README.md

December 29, 2024 · View on GitHub

SSVP-SLT: Self-supervised Video Pretraining for Sign Language Translation

This repository contains research code for the paper Towards Privacy-Aware Sign Language Translation at Scale.

SSVP-SLT Overview

SSVP-SLT relies on masked autoencoding (MAE) on anonymized and unannotated videos as a form of self-supervised pretraining to learn continuous sign language representations at scale. The learned representations are transferred to the supervised gloss-free sign language translation task. SSVP-SLT outperforms prior SOTA methods on the ASL-to-English How2Sign benchmark in the finetuned and zero-shot settings by over 3 BLEU points.

Installation

We provide installation instructions in INSTALL.md.

Usage

1. Preparing the data

We describe how to prepare the datasets in DATASETS.md.

2. Pretraining

MAE pretraining instructions are in pretraining/README.md.
Joint MAE & CLIP/FLIP pretraining instructions are in pretraining_clip/README.md.

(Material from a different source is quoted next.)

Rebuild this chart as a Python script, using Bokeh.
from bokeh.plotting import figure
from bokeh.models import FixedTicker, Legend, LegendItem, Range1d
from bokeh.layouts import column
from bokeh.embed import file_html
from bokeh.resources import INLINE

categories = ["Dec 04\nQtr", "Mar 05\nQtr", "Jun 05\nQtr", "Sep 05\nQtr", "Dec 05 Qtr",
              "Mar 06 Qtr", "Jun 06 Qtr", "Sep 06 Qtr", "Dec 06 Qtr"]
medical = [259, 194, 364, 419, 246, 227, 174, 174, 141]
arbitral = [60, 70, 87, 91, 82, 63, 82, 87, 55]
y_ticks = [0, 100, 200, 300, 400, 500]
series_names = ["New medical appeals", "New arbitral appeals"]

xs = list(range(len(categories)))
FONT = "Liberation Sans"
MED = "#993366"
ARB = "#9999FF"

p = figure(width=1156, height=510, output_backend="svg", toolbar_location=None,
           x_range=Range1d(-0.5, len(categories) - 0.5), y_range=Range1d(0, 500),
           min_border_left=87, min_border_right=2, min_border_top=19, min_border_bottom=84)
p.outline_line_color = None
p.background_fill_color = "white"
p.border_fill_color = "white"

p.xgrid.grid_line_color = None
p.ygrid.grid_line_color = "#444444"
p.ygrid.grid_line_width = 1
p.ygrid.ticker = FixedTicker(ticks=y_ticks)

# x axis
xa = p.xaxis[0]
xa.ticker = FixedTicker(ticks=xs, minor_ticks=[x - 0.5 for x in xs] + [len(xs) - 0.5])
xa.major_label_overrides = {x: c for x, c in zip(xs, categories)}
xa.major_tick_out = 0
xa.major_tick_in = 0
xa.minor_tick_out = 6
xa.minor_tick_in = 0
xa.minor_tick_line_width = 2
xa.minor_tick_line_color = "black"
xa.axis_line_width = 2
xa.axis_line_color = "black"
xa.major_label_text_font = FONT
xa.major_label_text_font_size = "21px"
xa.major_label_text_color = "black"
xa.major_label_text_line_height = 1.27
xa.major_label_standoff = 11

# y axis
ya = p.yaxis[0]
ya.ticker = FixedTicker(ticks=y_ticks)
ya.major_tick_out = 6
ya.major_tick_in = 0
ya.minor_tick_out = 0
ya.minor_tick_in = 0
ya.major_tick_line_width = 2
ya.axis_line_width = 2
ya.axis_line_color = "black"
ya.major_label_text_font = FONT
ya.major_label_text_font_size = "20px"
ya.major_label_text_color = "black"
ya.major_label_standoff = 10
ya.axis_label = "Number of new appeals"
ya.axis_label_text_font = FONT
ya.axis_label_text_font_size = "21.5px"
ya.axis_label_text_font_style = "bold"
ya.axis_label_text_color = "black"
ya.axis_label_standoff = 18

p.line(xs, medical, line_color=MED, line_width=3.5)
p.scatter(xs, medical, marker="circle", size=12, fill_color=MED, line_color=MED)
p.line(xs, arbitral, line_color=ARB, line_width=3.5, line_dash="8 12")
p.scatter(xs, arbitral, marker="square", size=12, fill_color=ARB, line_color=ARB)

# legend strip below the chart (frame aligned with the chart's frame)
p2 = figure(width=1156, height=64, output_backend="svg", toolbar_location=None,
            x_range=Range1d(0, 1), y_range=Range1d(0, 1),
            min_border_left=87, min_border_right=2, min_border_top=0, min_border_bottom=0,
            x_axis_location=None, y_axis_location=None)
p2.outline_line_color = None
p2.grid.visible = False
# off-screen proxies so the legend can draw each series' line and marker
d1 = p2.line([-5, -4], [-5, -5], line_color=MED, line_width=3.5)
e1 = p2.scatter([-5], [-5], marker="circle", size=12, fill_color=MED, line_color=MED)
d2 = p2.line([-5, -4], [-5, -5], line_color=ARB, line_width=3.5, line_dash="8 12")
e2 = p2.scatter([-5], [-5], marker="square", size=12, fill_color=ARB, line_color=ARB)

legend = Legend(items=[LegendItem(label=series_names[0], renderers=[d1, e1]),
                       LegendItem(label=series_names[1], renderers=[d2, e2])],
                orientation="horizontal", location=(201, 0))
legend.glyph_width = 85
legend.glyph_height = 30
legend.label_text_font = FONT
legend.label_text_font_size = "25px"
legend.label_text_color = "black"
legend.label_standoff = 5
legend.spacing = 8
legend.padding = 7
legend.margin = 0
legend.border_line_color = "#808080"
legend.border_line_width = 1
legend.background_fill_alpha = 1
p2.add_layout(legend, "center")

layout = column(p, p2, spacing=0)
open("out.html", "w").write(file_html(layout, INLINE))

3. Sign Language Translation (SLT)

Instructions for feature extraction and SLT training and evaluation are in translation/README.md.

DailyMoth-70h

We release the DailyMoth-70h (DM-70) dataset as part of this project. DailyMoth-70h is released under a CC-BY-NC 4.0 license.

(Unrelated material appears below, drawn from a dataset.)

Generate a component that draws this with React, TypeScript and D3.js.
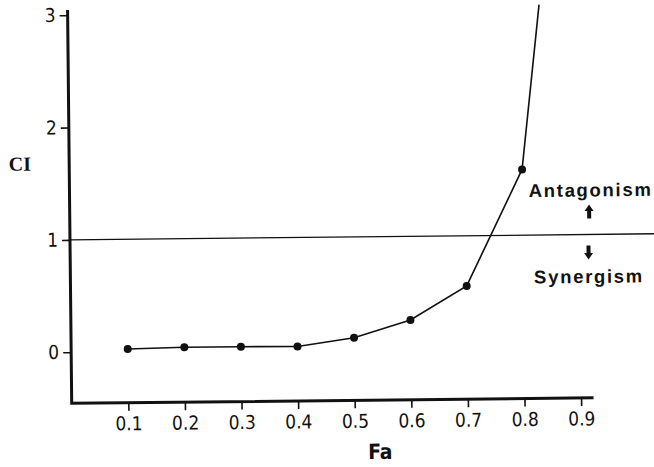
import { axisBottom, axisLeft, format, line, scaleLinear, select } from 'd3';
import { useEffect, useRef } from 'react';

// Combination index (CI) against fraction affected (Fa)
const faValues = [0.1, 0.2, 0.3, 0.4, 0.5, 0.6, 0.7, 0.8];
const ciValues = [0.023, 0.033, 0.033, 0.03, 0.103, 0.255, 0.553, 1.585];
// the curve runs on off the top of the plot past the last point
const tailFa = [0.833];
const tailCi = [3.05];

const xTicks = [0.1, 0.2, 0.3, 0.4, 0.5, 0.6, 0.7, 0.8, 0.9];
const yTicks = [0, 1, 2, 3];
const xDomain = [0, 0.922];
const yDomain = [-0.455, 3.046];
const refCi = 1;

const ink = '#111';
const tickFont =
  "'DejaVu Sans Condensed', 'Liberation Sans Narrow', 'DejaVu Sans', sans-serif";
const labelFont = "'Liberation Sans', Arial, sans-serif";

const W = 654;
const H = 467;

const App = () => {
  const svgRef = useRef(null);

  useEffect(() => {
    const svg = select(svgRef.current);
    svg.selectAll('*').remove();

    // the scanned figure sits a little crooked on the page
    const g = svg.append('g').attr('transform', 'rotate(-0.6, 330, 230)');

    const x = scaleLinear().domain([0, 0.9]).range([69.9, 579.3]);
    const y = scaleLinear().domain([0, 3]).range([349.5, 12.5]);

    const x0 = x(xDomain[0]);
    const yBase = y(yDomain[0]);

    // reference line at CI = 1
    g.append('line')
      .attr('x1', x0)
      .attr('x2', W + 40)
      .attr('y1', y(refCi))
      .attr('y2', y(refCi))
      .attr('stroke', ink)
      .attr('stroke-width', 1.3);

    // y axis
    const yAxis = g
      .append('g')
      .attr('transform', `translate(${x0},0)`)
      .call(axisLeft(y).tickValues(yTicks).tickSize(8).tickPadding(4).tickFormat(format('d')));
    yAxis.select('.domain').remove();
    yAxis.selectAll('line').attr('stroke', ink).attr('stroke-width', 1.6);
    yAxis
      .selectAll('text')
      .attr('fill', ink)
      .style('font-family', tickFont)
      .style('font-size', '19px');

    // x axis
    const xAxis = g
      .append('g')
      .attr('transform', `translate(0,${yBase})`)
      .call(axisBottom(x).tickValues(xTicks).tickSize(8).tickPadding(6).tickFormat(format('.1f')));
    xAxis.select('.domain').remove();
    xAxis.selectAll('line').attr('stroke', ink).attr('stroke-width', 1.6);
    xAxis
      .selectAll('text')
      .attr('fill', ink)
      .style('font-family', tickFont)
      .style('font-size', '19px');

    // axis lines
    g.append('path')
      .attr('d', `M${x0},${y(yDomain[1])}V${yBase}H${x(xDomain[1])}`)
      .attr('fill', 'none')
      .attr('stroke', ink)
      .attr('stroke-width', 3);

    // curve
    const pts = faValues.map((fa, i) => [fa, ciValues[i]]);
    const tail = tailFa.map((fa, i) => [fa, tailCi[i]]);
    const curve = line()
      .x((d) => x(d[0]))
      .y((d) => y(d[1]));
    g.append('path')
      .attr('d', curve(pts.concat(tail)))
      .attr('fill', 'none')
      .attr('stroke', ink)
      .attr('stroke-width', 1.6);

    g.append('g')
      .selectAll('circle')
      .data(pts)
      .enter()
      .append('circle')
      .attr('cx', (d) => x(d[0]))
      .attr('cy', (d) => y(d[1]))
      .attr('r', 4)
      .attr('fill', ink);

    // axis titles
    g.append('text')
      .attr('x', 20.5)
      .attr('y', 167.5)
      .attr('text-anchor', 'middle')
      .attr('fill', ink)
      .style('font-family', "'Liberation Serif', 'Times New Roman', serif")
      .style('font-weight', 'bold')
      .style('font-size', '20px')
      .text('CI');

    g.append('text')
      .attr('x', 378)
      .attr('y', 459.5)
      .attr('text-anchor', 'middle')
      .attr('fill', ink)
      .style('font-family', tickFont)
      .style('font-weight', 'bold')
      .style('font-size', '21px')
      .text('Fa');

    // annotations either side of CI = 1
    const notes = [
      { text: 'Antagonism', cx: 591, base: y(refCi) - 38 },
      { text: 'Synergism', cx: 588.5, base: y(refCi) + 48.5 },
    ];
    g.selectAll('.note')
      .data(notes)
      .enter()
      .append('text')
      .attr('class', 'note')
      .attr('x', (d) => d.cx)
      .attr('y', (d) => d.base)
      .attr('text-anchor', 'middle')
      .attr('fill', ink)
      .style('font-family', labelFont)
      .style('font-weight', 'bold')
      .style('font-size', '18.5px')
      .style('letter-spacing', '1.7px')
      .text((d) => d.text);

    // little filled arrows: up above the line, down below it
    const arrow = (cx, cy, dir) => {
      const h = 7 * dir;
      const n = 6.5 * dir;
      return `M${cx},${cy - h}L${cx + 4.5},${cy - h + n}L${cx + 2},${cy - h + n}L${cx + 2},${cy + h}L${cx - 2},${cy + h}L${cx - 2},${cy - h + n}L${cx - 4.5},${cy - h + n}Z`;
    };
    g.append('path').attr('d', arrow(589.3, y(refCi) - 23, 1)).attr('fill', ink);
    g.append('path').attr('d', arrow(588.3, y(refCi) + 18, -1)).attr('fill', ink);
  }, []);

  return (
    <svg
      ref={svgRef}
      width={W}
      height={H}
      style={{ position: 'absolute', left: 0, top: 0, background: '#fff' }}
    />
  );
};

export default App;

You can find an overview of the data and download and data preparation instructions in DATASETS.md.

Alternatively, download the files manually via these links:

Subset	Link	md5
Raw videos	download	`875ffe4eeac3a37e50b4202c2b4996d2`
Blurred clips	download	`a2819c7b06a8b38eb7686e4dc90a7433`
Unblurred clips	download	`3e69046f6cf415cec89c3544d0523325`
Manifest files	download	`69e500cc5cfad3133c4b589428865472`

Note

Check out our paper for detailed information on the DailyMoth-70h dataset.

Translation using SONAR

In order to try ASL translation using the massively multilingual and multimodal SONAR sentence embedding space, please see here.

Citing our work

If you find our work useful in your research, please consider citing:

@inproceedings{rust-etal-2024-towards,
    title = "Towards Privacy-Aware Sign Language Translation at Scale",
    author = "Rust, Phillip and Shi, Bowen and Wang, Skyler and Camgoz, Necati Cihan and Maillard, Jean",
    booktitle = "Proceedings of the 62nd Annual Meeting of the Association for Computational Linguistics (Volume 1: Long Papers)",
    year = "2024",
    address = "Bangkok, Thailand",
    publisher = "Association for Computational Linguistics",
    url = "https://aclanthology.org/2024.acl-long.467",
    pages = "8624--8641",
}

References

This codebase is heavily influenced by the mae and mae_st repositories. Our models are based on code from Hiera, HF Transformers, OpenCLIP, and Fairseq.

License

This project is primarily under the CC-BY-NC 4.0 license; see LICENSE for details. Portions of the project are available under separate license terms: Transformers is licensed under the Apache-2.0 license and OpenCLIP is licensed under the OpenCLIP license.